Each of these would undermine the wiring without touching the deployments themselves, which is exactly how wiring-phase failures manifest — not as the failure of any one protocol but as the failure of several protocols to become coherent.
The ambition worth taking seriously is narrower than what the current cycle often claims and more structural than what it often builds. Rails, services, and coordination systems already exist at sufficient scale.
The remaining work is the wiring between them. It is quieter work, less visible than a token launch or an L2 upgrade, and more decisive for whether the next decade runs on open infrastructure or on open infrastructure that does not quite connect.
Research backlog
How does EIL handle pre-confirmation trust across rollups with heterogeneous proof systems? The proposal references account abstraction as the primitive, but rollups vary in their finality guarantees and proof cadence. The practical question for institutional adoption is whether EIL can offer a uniform user experience across rollups that settle on different schedules, or whether the standard effectively privileges rollups with comparable finality characteristics.

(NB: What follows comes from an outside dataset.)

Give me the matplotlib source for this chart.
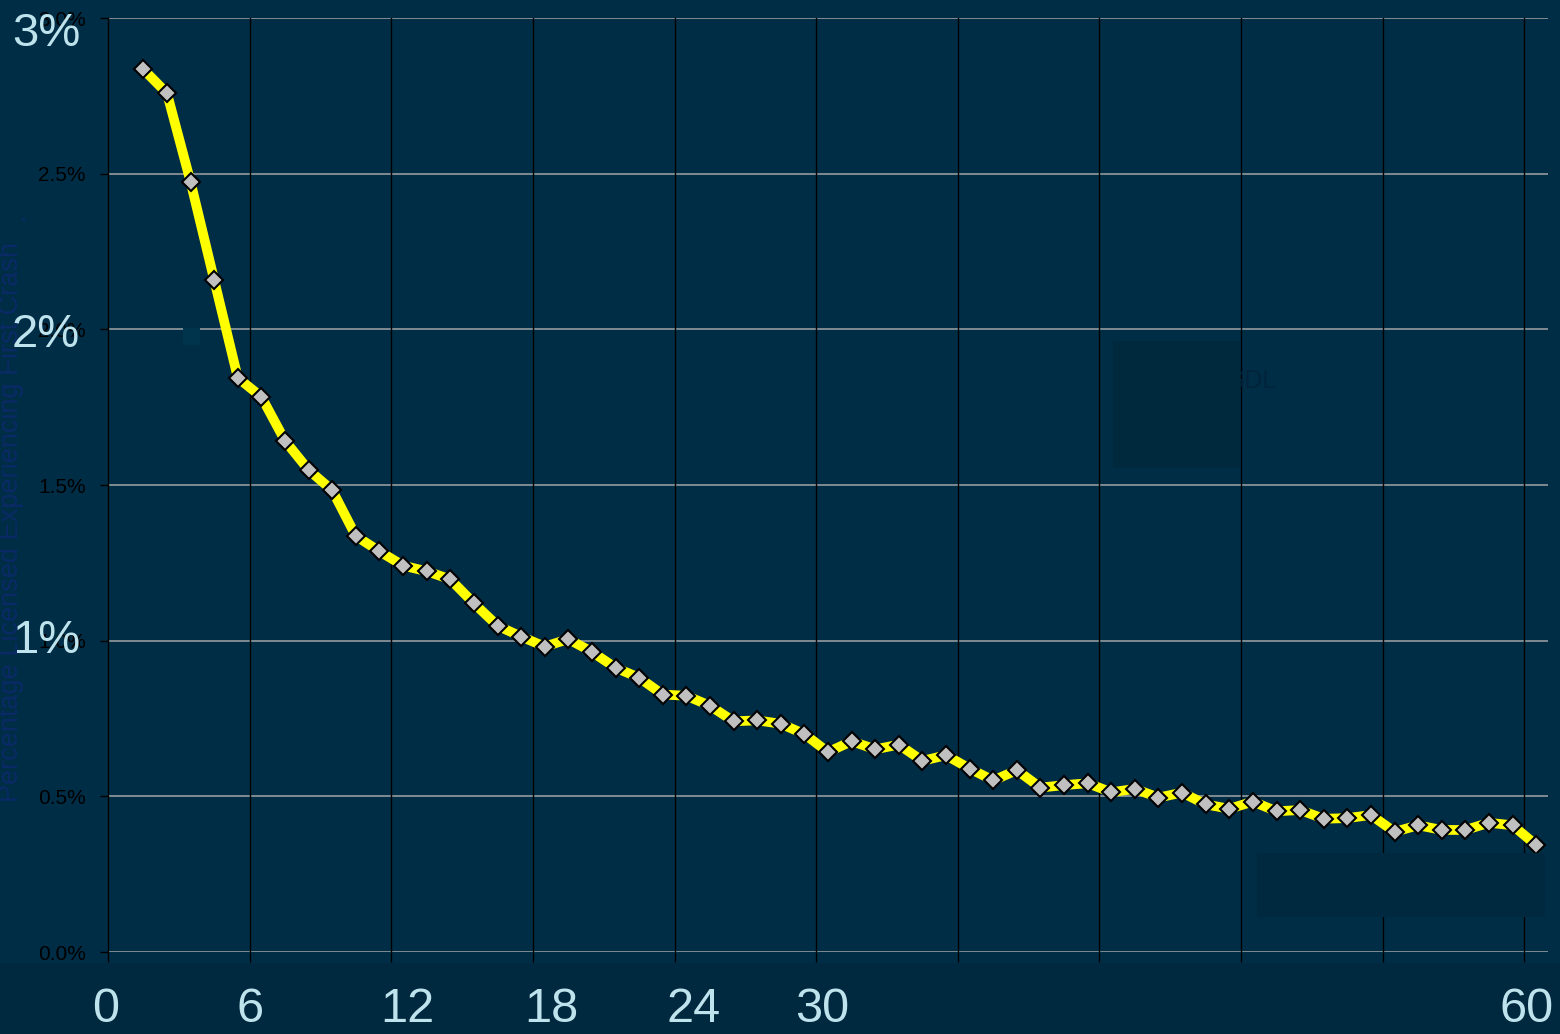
import matplotlib
matplotlib.use("Agg")
import matplotlib.pyplot as plt
from matplotlib.patches import Rectangle

# ---- data ----
months = list(range(1, 61))
pct_first_crash = [
    2.835, 2.758, 2.473, 2.158, 1.844, 1.783, 1.642, 1.548, 1.483, 1.336,
    1.287, 1.241, 1.223, 1.197, 1.120, 1.048, 1.013, 0.981, 1.005, 0.964,
    0.913, 0.881, 0.827, 0.823, 0.791, 0.741, 0.744, 0.733, 0.700, 0.642,
    0.677, 0.651, 0.666, 0.614, 0.632, 0.589, 0.551, 0.584, 0.528, 0.536,
    0.542, 0.513, 0.524, 0.496, 0.512, 0.474, 0.460, 0.483, 0.452, 0.456,
    0.428, 0.430, 0.440, 0.386, 0.407, 0.392, 0.392, 0.415, 0.407, 0.343,
]
y_ticks = [0.0, 0.5, 1.0, 1.5, 2.0, 2.5, 3.0]
y_tick_labels = ["0.0%", "0.5%", "1.0%", "1.5%", "2.0%", "2.5%", "3.0%"]
x_ticks = [0, 6, 12, 18, 24, 30, 36, 42, 48, 54, 60]
big_x_labels = ["0", "6", "12", "18", "24", "30", "60"]
big_y_labels = ["3%", "2%", "1%"]
y_title = "Percentage Licensed Experiencing First Crash"

# ---- layout ----
W, H = 1560, 1034
BG = "#002D46"
BAND = "#00283E"
LIGHT = "#BEE3EC"

def fx(x):
    return x / W

def fy(y):
    return 1 - y / H

plt.rcParams["font.family"] = ["Liberation Sans", "DejaVu Sans"]
fig = plt.figure(figsize=(W / 100, H / 100), dpi=100, facecolor=BG)

# darker band at the bottom
fig.add_artist(Rectangle((0, 0), 1, fy(963), transform=fig.transFigure,
                         facecolor=BAND, edgecolor="none", zorder=-1))

ax = fig.add_axes([fx(108), fy(952), fx(1548) - fx(108), fy(18) - fy(952)])
ax.set_facecolor(BG)
ax.set_xlim(0, 61)
ax.set_ylim(0, 3.0)

# grid
ax.set_yticks(y_ticks)
ax.set_yticklabels(y_tick_labels, fontsize=15, color="black")
ax.set_xticks(x_ticks)
ax.set_xticklabels([""] * len(x_ticks))
for v in y_ticks:
    ax.axhline(v, color="#8A9298", lw=1.3, zorder=1)
for v in x_ticks[1:]:
    ax.axvline(v, color="black", lw=1.0, zorder=1)

ax.tick_params(axis="y", direction="out", length=6, width=1, color="black", pad=10)
ax.tick_params(axis="x", direction="out", length=7.5, width=1, color="black")
for s in ["top", "right", "bottom"]:
    ax.spines[s].set_visible(False)
ax.spines["left"].set_color("black")
ax.spines["left"].set_linewidth(1.0)

xs = [m + 0.5 for m in months]
ax.plot(xs, pct_first_crash, color="#FFFF00", lw=7, marker="D", ms=9.5,
        mfc="#C0C0C0", mec="black", mew=1.5, zorder=5, solid_joinstyle="miter")

# overlay big labels
for lab, yb in zip(big_y_labels, [46, 347, 653]):
    fig.text(fx(12), fy(yb), lab, fontsize=34, color=LIGHT, ha="left", va="baseline")
for lab, xc in zip(big_x_labels, [106, 250, 407, 551, 694, 822, 1527]):
    fig.text(fx(xc), fy(1022), lab, fontsize=35, color=LIGHT, ha="center", va="baseline")

# faint axis title
fig.text(fx(11), fy(522), y_title, rotation=90, fontsize=19.5, color="#0A2A66",
         ha="center", va="center")
fig.text(fx(16), fy(216), ".", rotation=90, fontsize=19.5, color="#0A2A66",
         ha="center", va="center")

# faint leftover text / boxes
fig.text(fx(1226), fy(388), "GDL", fontsize=18, color="#00253B", ha="left",
         va="baseline", zorder=3)
fig.add_artist(Rectangle((fx(1113), fy(468)), fx(1240) - fx(1113), fy(341) - fy(468),
                         transform=fig.transFigure, facecolor="#00293E",
                         edgecolor="none", zorder=4))
fig.add_artist(Rectangle((fx(1257), fy(917)), fx(1545) - fx(1257), fy(853) - fy(917),
                         transform=fig.transFigure, facecolor="#00293F",
                         edgecolor="none", zorder=4))
fig.add_artist(Rectangle((fx(183), fy(345)), fx(200) - fx(183), fy(328) - fy(345),
                         transform=fig.transFigure, facecolor="#00344D",
                         edgecolor="none", zorder=4))

fig.savefig("out.png", dpi=100, facecolor=BG)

Which protocols update their classification disclosures following the SEC guidance? The thesis that regulatory clarity functions as infrastructure depends on protocols actually acting on the new taxonomy. Tracking which projects update their documentation, remove restrictive language, or launch previously held products would measure how load-bearing the guidance is in practice.
What are the settlement-finality and chain-selection criteria for NYSE's tokenized platform? The disclosure confirms multi-chain support but does not specify which chains, under what finality thresholds, or what the counterparty disclosures to institutional participants look like. These details determine whether the platform composes with the rest of the RWA ecosystem or operates as an island.
Are Solana and BNB's RWA expansions producing tokenized products that are used as DeFi collateral, or are they isolated distribution vehicles? The difference between "tokenized equity that settles on chain X" and "tokenized equity that functions as composable collateral in chain X's DeFi ecosystem" is the difference between a wrapper and a building block. Tracking collateral integration metrics clarifies which is actually being built.
Does the WLFI vesting extension produce measurable differences in token velocity and governance participation compared to shorter-vesting peer projects? The alignment thesis predicts that extended vesting reduces insider selling pressure and increases governance engagement. Empirical comparison against similar-stage projects with standard vesting would test whether the mechanism is doing what its proponents claim.
What fraction of Ripple's institutional settlement volume post-RLUSD integration touches public-chain infrastructure versus Ripple-native rails? The open money thesis requires that enterprise-adopted stablecoin infrastructure actually routes through composable public systems. If Ripple's settlement growth happens primarily on closed rails with stablecoin denomination, it represents a different shape of progress than if it flows through public-chain CCTP-style pathways.